DATA SEGMENT:

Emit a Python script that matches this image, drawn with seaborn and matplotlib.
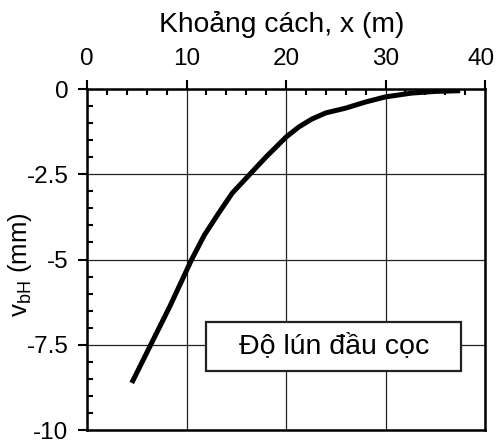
import matplotlib
matplotlib.use("Agg")
import matplotlib.pyplot as plt
import matplotlib.transforms as mtransforms
import seaborn as sns
import pandas as pd
from matplotlib.patches import Rectangle
from matplotlib.ticker import MultipleLocator

# Pile-head settlement versus distance
distance_m = [4.5, 6.3, 8.3, 10.5, 11.8, 13.3, 14.6, 16.3, 18.0, 20.0, 21.3,
              22.6, 24.0, 26.0, 28.0, 30.0, 32.6, 35.0, 37.5]
settlement_mm = [-8.62, -7.56, -6.39, -5.01, -4.28, -3.61, -3.05, -2.52, -1.99,
                 -1.41, -1.11, -0.88, -0.70, -0.56, -0.38, -0.23, -0.12, -0.07, -0.05]

x_ticks = [0, 10, 20, 30, 40]
y_ticks = [0, -2.5, -5, -7.5, -10]
y_tick_labels = ["0", "-2.5", "-5", "-7.5", "-10"]
label_text = "Độ lún đầu cọc"

sns.set_theme(style="ticks")
plt.rcParams["font.family"] = ["Liberation Sans", "DejaVu Sans"]
plt.rcParams["mathtext.fontset"] = "custom"
plt.rcParams["mathtext.rm"] = "Liberation Sans"
plt.rcParams["text.color"] = "black"
plt.rcParams["axes.labelcolor"] = "black"

df = pd.DataFrame({"x": distance_m, "v": settlement_mm})

fig = plt.figure(figsize=(4.98, 4.44), dpi=100)
ax = fig.add_axes([0.1747, 0.0315, 0.974 - 0.1747, 0.7995 - 0.0315])

sns.lineplot(data=df, x="x", y="v", ax=ax, color="black", linewidth=3.6,
             sort=True, zorder=4)
for ln in ax.lines:
    ln.set_solid_joinstyle("round")
    ln.set_solid_capstyle("butt")

ax.set_xlim(0, 40)
ax.set_ylim(-10, 0)
ax.set_xticks(x_ticks)
ax.set_yticks(y_ticks)
ax.set_yticklabels(y_tick_labels)
ax.xaxis.set_minor_locator(MultipleLocator(2))
ax.yaxis.set_minor_locator(MultipleLocator(0.5))

ax.xaxis.tick_top()
ax.xaxis.set_label_position("top")
ax.tick_params(axis="both", which="major", direction="out", length=6.5, width=1.5,
               labelsize=17.5, pad=7, colors="black")
ax.tick_params(axis="both", which="minor", direction="in", length=4.5, width=1.5,
               colors="black")
ax.tick_params(axis="x", which="both", top=True, bottom=False)
ax.tick_params(axis="y", which="both", left=True, right=False)

# keep the last top tick label inside the figure
last_lbl = ax.xaxis.get_major_ticks()[-1].label2
last_lbl.set_transform(last_lbl.get_transform()
                       + mtransforms.ScaledTranslation(-3 / 72, 0, fig.dpi_scale_trans))

ax.grid(True, which="major", color="#222222", linewidth=0.9)
for s in ax.spines.values():
    s.set_visible(True)
    s.set_linewidth(1.8)
    s.set_color("black")

ax.set_xlabel("Khoảng cách, x (m)", fontsize=20.3)
ax.xaxis.set_label_coords(0.49, 1.19)
ax.xaxis.label.set_va("center")
ax.set_ylabel(r"v$_{\mathrm{bH}}$ (mm)", fontsize=18.5)
ax.yaxis.set_label_coords(-0.168, 0.484)
ax.yaxis.label.set_va("center")

# Boxed caption
ax.add_patch(Rectangle((12.0, -8.27), 25.6, 1.44, facecolor="white",
                       edgecolor="#222222", linewidth=1.6, zorder=5))
ax.text(24.8, -7.55, label_text, ha="center", va="center", fontsize=20.5,
        color="black", zorder=6)

fig.savefig("out.png", dpi=100)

PROBLEM DETAILS: Transcribe all the data word for word; the images stay out.

FINISHED TASK:
Emit a Python script that matches this image, drawn with seaborn and matplotlib.
import matplotlib
matplotlib.use("Agg")
import matplotlib.pyplot as plt
import matplotlib.transforms as mtransforms
import seaborn as sns
import pandas as pd
from matplotlib.patches import Rectangle
from matplotlib.ticker import MultipleLocator

# Pile-head settlement versus distance
distance_m = [4.5, 6.3, 8.3, 10.5, 11.8, 13.3, 14.6, 16.3, 18.0, 20.0, 21.3,
              22.6, 24.0, 26.0, 28.0, 30.0, 32.6, 35.0, 37.5]
settlement_mm = [-8.62, -7.56, -6.39, -5.01, -4.28, -3.61, -3.05, -2.52, -1.99,
                 -1.41, -1.11, -0.88, -0.70, -0.56, -0.38, -0.23, -0.12, -0.07, -0.05]

x_ticks = [0, 10, 20, 30, 40]
y_ticks = [0, -2.5, -5, -7.5, -10]
y_tick_labels = ["0", "-2.5", "-5", "-7.5", "-10"]
label_text = "Độ lún đầu cọc"

sns.set_theme(style="ticks")
plt.rcParams["font.family"] = ["Liberation Sans", "DejaVu Sans"]
plt.rcParams["mathtext.fontset"] = "custom"
plt.rcParams["mathtext.rm"] = "Liberation Sans"
plt.rcParams["text.color"] = "black"
plt.rcParams["axes.labelcolor"] = "black"

df = pd.DataFrame({"x": distance_m, "v": settlement_mm})

fig = plt.figure(figsize=(4.98, 4.44), dpi=100)
ax = fig.add_axes([0.1747, 0.0315, 0.974 - 0.1747, 0.7995 - 0.0315])

sns.lineplot(data=df, x="x", y="v", ax=ax, color="black", linewidth=3.6,
             sort=True, zorder=4)
for ln in ax.lines:
    ln.set_solid_joinstyle("round")
    ln.set_solid_capstyle("butt")

ax.set_xlim(0, 40)
ax.set_ylim(-10, 0)
ax.set_xticks(x_ticks)
ax.set_yticks(y_ticks)
ax.set_yticklabels(y_tick_labels)
ax.xaxis.set_minor_locator(MultipleLocator(2))
ax.yaxis.set_minor_locator(MultipleLocator(0.5))

ax.xaxis.tick_top()
ax.xaxis.set_label_position("top")
ax.tick_params(axis="both", which="major", direction="out", length=6.5, width=1.5,
               labelsize=17.5, pad=7, colors="black")
ax.tick_params(axis="both", which="minor", direction="in", length=4.5, width=1.5,
               colors="black")
ax.tick_params(axis="x", which="both", top=True, bottom=False)
ax.tick_params(axis="y", which="both", left=True, right=False)

# keep the last top tick label inside the figure
last_lbl = ax.xaxis.get_major_ticks()[-1].label2
last_lbl.set_transform(last_lbl.get_transform()
                       + mtransforms.ScaledTranslation(-3 / 72, 0, fig.dpi_scale_trans))

ax.grid(True, which="major", color="#222222", linewidth=0.9)
for s in ax.spines.values():
    s.set_visible(True)
    s.set_linewidth(1.8)
    s.set_color("black")

ax.set_xlabel("Khoảng cách, x (m)", fontsize=20.3)
ax.xaxis.set_label_coords(0.49, 1.19)
ax.xaxis.label.set_va("center")
ax.set_ylabel(r"v$_{\mathrm{bH}}$ (mm)", fontsize=18.5)
ax.yaxis.set_label_coords(-0.168, 0.484)
ax.yaxis.label.set_va("center")

# Boxed caption
ax.add_patch(Rectangle((12.0, -8.27), 25.6, 1.44, facecolor="white",
                       edgecolor="#222222", linewidth=1.6, zorder=5))
ax.text(24.8, -7.55, label_text, ha="center", va="center", fontsize=20.5,
        color="black", zorder=6)

fig.savefig("out.png", dpi=100)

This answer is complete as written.